Jimmy Rust is only 17 years old, but the Squalicum High School senior has already embarked on what he calls an “entrepreneurial journey.”
He’s off to a good start. The card game Rust created, Cookdown, is currently on shelves at Bellingham locales including The Comics Place, Fairhaven Toy Garden, Oddities, Cosmic Games and Pair o’ Dice Games.
After a couple of years of development — including designing each card himself and working with a company in China to produce the “food-based party game” — 1,600 completed copies of Cookdown landed in Bellingham on May 24. Rust said 1,500 still remain in his family’s garage, and he’d like to get them sold. The game sells for $20.
“Maybe five years ago I started thinking about how I could make money making stuff,” Rust said. “I started with stickers; that was OK. I gave up on that. But then I started trying to make games because they're fun and I've played them a lot.”
In Cookdown, each card contains an ingredient like butter, maple syrup, chicken nuggets, bacon, beans, cheese, hot sauce, etc. Additional cards inform players what kind of meals they’ll be making, such as breakfast, lunch, dinner or snacks.

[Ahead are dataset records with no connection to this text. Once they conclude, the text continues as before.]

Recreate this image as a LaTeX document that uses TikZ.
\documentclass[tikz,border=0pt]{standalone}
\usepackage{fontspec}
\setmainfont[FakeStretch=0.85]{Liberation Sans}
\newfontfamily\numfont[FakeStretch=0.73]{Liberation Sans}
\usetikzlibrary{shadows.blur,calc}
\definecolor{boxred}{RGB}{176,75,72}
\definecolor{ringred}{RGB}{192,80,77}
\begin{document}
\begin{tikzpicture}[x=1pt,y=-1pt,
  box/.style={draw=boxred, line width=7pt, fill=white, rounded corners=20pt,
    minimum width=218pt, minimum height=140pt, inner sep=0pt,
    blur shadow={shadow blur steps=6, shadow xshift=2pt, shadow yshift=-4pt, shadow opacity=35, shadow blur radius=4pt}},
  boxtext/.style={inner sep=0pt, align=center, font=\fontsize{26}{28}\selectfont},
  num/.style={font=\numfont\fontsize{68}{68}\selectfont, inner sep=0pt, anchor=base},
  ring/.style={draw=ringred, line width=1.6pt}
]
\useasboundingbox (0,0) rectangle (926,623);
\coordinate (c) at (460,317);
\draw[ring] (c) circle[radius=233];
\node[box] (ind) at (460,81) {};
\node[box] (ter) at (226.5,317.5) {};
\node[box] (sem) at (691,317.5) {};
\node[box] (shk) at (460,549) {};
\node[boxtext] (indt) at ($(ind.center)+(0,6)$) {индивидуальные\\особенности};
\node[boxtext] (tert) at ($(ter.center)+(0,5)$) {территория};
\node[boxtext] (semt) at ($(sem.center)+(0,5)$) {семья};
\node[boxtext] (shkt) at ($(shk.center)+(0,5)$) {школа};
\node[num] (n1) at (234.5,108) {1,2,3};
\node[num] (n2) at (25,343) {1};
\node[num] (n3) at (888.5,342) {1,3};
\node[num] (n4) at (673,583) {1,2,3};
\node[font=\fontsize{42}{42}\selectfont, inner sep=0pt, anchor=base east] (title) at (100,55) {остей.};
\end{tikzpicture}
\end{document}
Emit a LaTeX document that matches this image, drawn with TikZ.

Players of Cookdown create a meal from the cards in their hand and then players judge on which meal is the winner. (Andy Bronson/Cascadia Daily News)
Rust explained two people pick a certain number of cards to make a meal, and everyone else votes on whose meal is better. Those “making” the meals are encouraged to get creative when they’re explaining why theirs is the superior one.
“They have to sell it,” Rust said. “The other person says their thing and there's arguing and debating. Everyone who's not playing gets to vote.”
The concept for the game was fine-tuned during many bouts Rust played with his brothers, as well as with high school friends during lunch hour. Rust has played Cookdown hundreds of times and said he’s still discovering meals people are creating that he hadn’t thought of before.
“There are so many combinations that every game is different and new,” Rust said. “It’s always fun to see how people think about food. It's always a different experience and it's fun to learn what people like and don't like with food.”
Getting the game in stores was part of Rust’s ambitious marketing plan.
Braden Breniser, a staff member at The Comics Place, said they’re always glad when they can direct customers to games, comics, jewelry, stickers and other products created by people who call Bellingham or Whatcom County home.
“Anything local here, especially stuff like [Cookdown] that we're really excited for, it's always cool to have,” they said. “People always come in and ask if there's anything local — especially when stuff like that catches their eye anyway. ‘Oh, it's a local artist!’ they say. Then they get even more excited about it.”
Rust hopes that momentum continues. As he enters his final year of high school, he said the success of Cookdown will factor into whether he’ll enter college directly after graduating, or take time to focus on selling the game and possibly creating a new version.
Meanwhile, he’ll be taking Running Start classes at Whatcom Community College, running for the Squalicum High School cross country team and figuring out more ways to get Cookdown seen and sold. Eventually, he hopes to make enough of a profit to purchase his own car.
Having the support of his parents has been helpful in getting the game off the ground, Rust said. They provided some of the funding, which is another reason he’s anxious to sell the initial run of games.
When asked what advice he’s given to other teenage entrepreneurs who might think high school is too young to start thinking outside of the box, he had a ready answer.
“Well, it's really good to start now because you don't have to pay for rent or like car insurance or gas,” Rust said. “You have more free time.”
Cookdown can also be ordered online at Rust’s website, trihedragames.com.